WASHINGTON — In a first-ever webcast meeting of the Federal Reserve Board Thursday, its members voted unanimously in favor of a proposed rule that would limit debit-card interchange fees.
Directed by Congress in the financial reform legislation that passed this year to ensure that debit-card interchange fees are "reasonable and proportional" to the costs incurred by issuers, the Board suggested two alternatives, one of which would allow issuers a "safe harbor" interchange fee of 7 cents per transaction, based on the median actual cost, while the other would cap debit-interchange at 12 cents per transaction.

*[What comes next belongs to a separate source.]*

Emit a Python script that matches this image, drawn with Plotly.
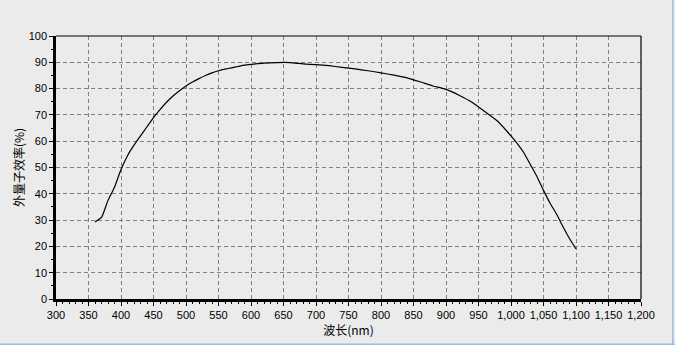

"The Federal Reserve Board of Governors' proposal demonstrates real progress toward a achieving a reasonable goal and having parity between checks and debit cards," said Leslie G. Sarasin, president and chief executive officer, Food Marketing Institute, Arlington, Va. "Anything that can be done to take excessive costs out of grocery purchases is good for the consumer."
In a prepared statement, Peter J. Larkin, president and chief executive officer, National Grocers Association, said NGA "strongly believes there should be no swipe fees on debit transactions similar to the way checks are treated today."
"However, the Federal Reserve has taken an important step to fulfill Congress' intent to reform debit swipe fees this year."
The proposed rule is open for public comment until Feb. 22.